One example: a dedicated Base Set specialist maintains a spreadsheet with printline measurements, hologram shift patterns, and font comparisons across all known editions and print runs. When browsing online listings, they can reference this system to make quick, confident assessments. Over time, they’ve built enough pattern recognition that certain edition features become immediately obvious, reducing reliance on documentation for straightforward cases while still using it for edge cases.
The Future of Misidentified Card Markets
As the Pokémon card market matures and authentication standards become more rigorous, opportunities from basic misidentification will likely decrease. More detailed product documentation, better authentication resources, and widespread knowledge of variant differences means fewer sellers make simple mistakes.
However, this shift also creates new opportunities for collectors who develop expertise in emerging variants, subgrades that affect value, or newly discovered print run characteristics. The evolution of the market suggests that future deals won’t come from sellers missing obvious differences, but from specialists outpacing general collectors in recognizing nuanced value shifts. A card identified correctly but underpriced relative to current demand might become the new “misidentified deal.”.
Conclusion
Misidentified Pokémon cards can absolutely be great deals, provided you do the verification work that the seller didn’t. The opportunity exists in the gap between a seller’s knowledge and a buyer’s expertise. However, treating every suspicious listing as an automatic win is how collectors burn cash on confident misreadings of their own.
The real skill isn’t finding cards that look valuable—it’s confirming with certainty that they are what you think they are before money changes hands. Your next step is to develop a personal verification system for the variants and editions you collect most. Start with detailed reference comparisons for a single variant, build confidence through that narrow focus, and expand from there. This approach transforms casual browsing into actual deal-hunting that pays off.

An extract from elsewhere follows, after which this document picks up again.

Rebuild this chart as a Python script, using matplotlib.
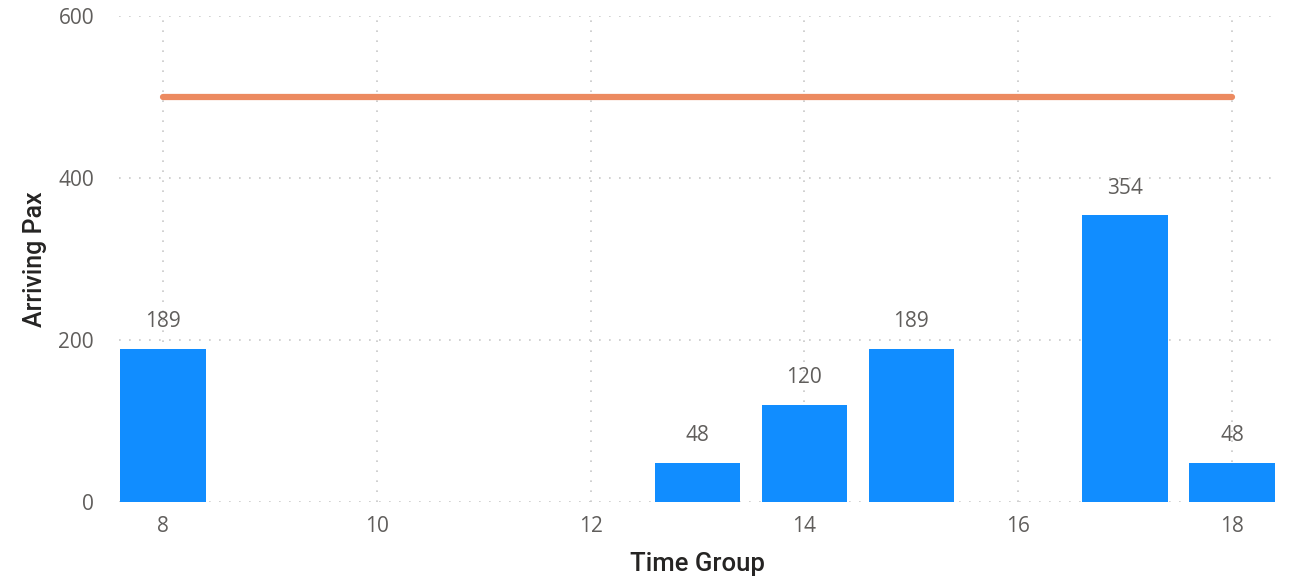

Frequently Asked Questions
What’s the most commonly misidentified Pokémon card variant?
Shadowless versus unlimited Base Set cards rank at the top, followed by first edition versus unlimited. The visual differences are real but subtle enough that sellers without experience frequently group them incorrectly.
How much does edition variation typically affect price?
Edition differences can create 2x to 5x price gaps for the same card in the same condition. A shadowless Charizard might sell for $400 while an unlimited copy sells for $100, depending on condition grade.
Should I always get a misidentified card professionally graded?
Professional grading confirms both identity and condition, which is valuable if the card’s potential value justifies the $20-$30 cost. For lower-value cards, grading might consume most or all of the deal’s profit.
What if I purchase a misidentified card and it’s actually worth less than I paid?
This is a real risk. You have no recourse unless the seller explicitly made a false claim about the card’s identity or condition. Ambiguous listings provide no protection, which is why verification before purchase matters.
Are online auctions or fixed-price listings better for finding misidentified deals?
Auction formats sometimes create opportunities because fewer eyes evaluate each listing before bidding closes. Fixed-price listings may sit longer, giving you time for verification. The format matters less than the seller’s knowledge level.
How do I avoid buying a card I think is misidentified, only to discover I’m the one misidentifying it?
Use multiple independent reference sources, request detailed verification photos, and take time before purchasing. Speed kills accuracy in this space.